Davada harca esas değer 50.000,00 TL gösterilmiş ancak 7 dairenin tapu iptali ve tazminat talep edilmiş, dairelerin yüklenici şirket adına tescili talep edilmiş ancak, 50.000,00 TL’nin davacı asil adına verilmesi talep edilmiştir Mahkeme aktif husumet yokluğundan ret kararı verilmiştir.
Dosyada iki yardımcı doçent ve bir mimar ve bir mali müşavirden oluşan bilirkişi raporu ve ek raporda davada aktif husumet yokluğunun söz konusu olduğu, davacının Limited Şirket olması gerekirken, şirket müdürünün dava açamayacağını, tescili istenen 7 dairenin 1.202.000,00 TL, zarar miktarının 829.593,78 TL olduğu, adi sözleşmelerin inşaatın bitmemesi nedeniyle geçersiz olduğu ve hakkın kötüye kullanılması koşullarının gerçekleşmediği belirtilmiştir.
Raporda inşaat seviyesi belirlenmemiştir.
Mahkeme 1.202.000,00 TL üzerinden harç için mehil vermiş, ancak mahkeme önce adli yardım talebinin reddine karar vermiş, ardından bu karara itiraz olunmuş. İzmir 2. Asliye Ticaret Mahkemesi adli yardım kararı vermiştir.
Dava konusu 7 daire davalı arsa sahibi üzerinedir. Bu nedenle dahil edilecek kimse yoktur. Dava arsa payı karşılığı inşaat yapımı sözleşmesinden kaynaklanan tapu iptali ve tescil ve tazminat davası olup davada görevli mahkeme Karşıyaka Asliye Ticaret Mahkemesi değil, Asliye Hukuk Mahkemesidir. Görevsiz mahkeme tarafından karar verilmesi sebebiyle istinaf isteminin HMK 353/(1)-a-3. maddesi gereğince kabulü gereklidir.
Yukarıda açıklanan nedenlerle, davacı avukatının istinaf başvurusunun 6100 Sayılı HMK’nın 353/(1)-a-3. maddesi doğrultusunda kabulü ile; Karşıyaka Asliye Ticaret Mahkemesi’nin 18.04.2018 tarih ve 2015/546 Esas, 2018/189 Karar sayılı kararının kaldırılmasına, davaya Asliye Hukuk Mahkemesi sıfatıyla bakıp yeniden esas hakkında karar vermek üzere dosyanın mahkemesine gönderilmesine karar vermek gerekmiş ve aşağıdaki hüküm kurulmuştur.

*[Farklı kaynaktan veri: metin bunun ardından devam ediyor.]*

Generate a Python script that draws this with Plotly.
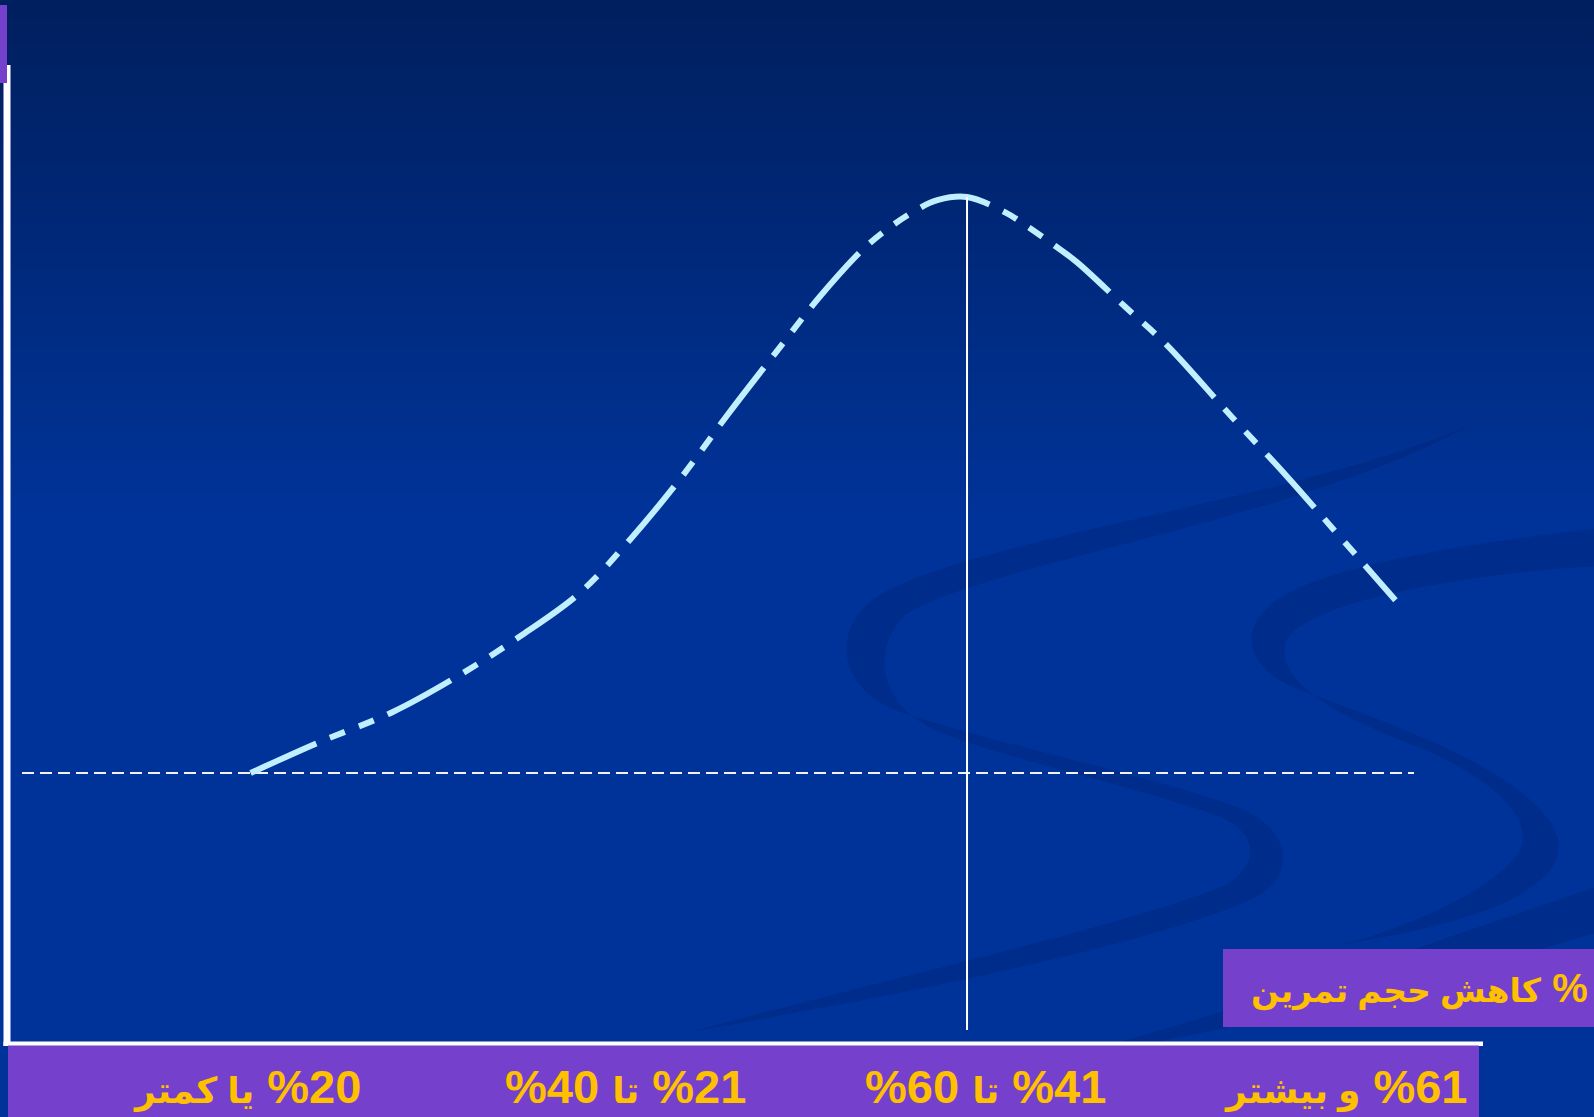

HÜKÜM: Yukarıda açıklanan nedenlerle;
1-Davacı avukatının istinaf kanun yoluna başvurusunun, esasa ilişkin hususlar incelenmeksizin görev yönünden KABULÜ İLE,
2-Karşıyaka Asliye Ticaret Mahkemesi’nin 18.04.2018 tarih ve 2015/546 Esas, 2018/189 Karar sayılı kararının, HMK’nın 353/(1)-a-3. maddesi gereğince KALDIRILMASINA,
3-HMK’nın 353/(1)-a maddesi uyarınca, gerekli görev yönünden karar verilerek sonuçlandırmak üzere dosyanın Karşıyaka Asliye Ticaret Mahkemesi’ne gönderilmesine;
4-Verilen kararın niteliği gereğince istinaf karar ve ilam harcı alınmasına yer olmadığına, davacı tarafından yatırılan toplam 59,30 TL istinaf peşin karar harcının talebi halinde yatıran davacıya geri verilmesine,
5-Davacı tarafından yatırılan 162,10 TL istinaf kanun yoluna başvurma harcı ile istinaf yargılama giderlerinin, ilk derece mahkemesince yeniden verilecek kararda dikkate alınmasına,
6-Kararın, ilk derece mahkemesince taraflara tebliğine,
Dair, dosya üzerinde yapılan inceleme sonucunda, 6100 sayılı Hukuk Muhakemeleri Kanunu’nun 362/(1)-c maddesi gereğince, kesin olmak üzere 07.06.2021 tarihinde oybirliğiyle karar verildi.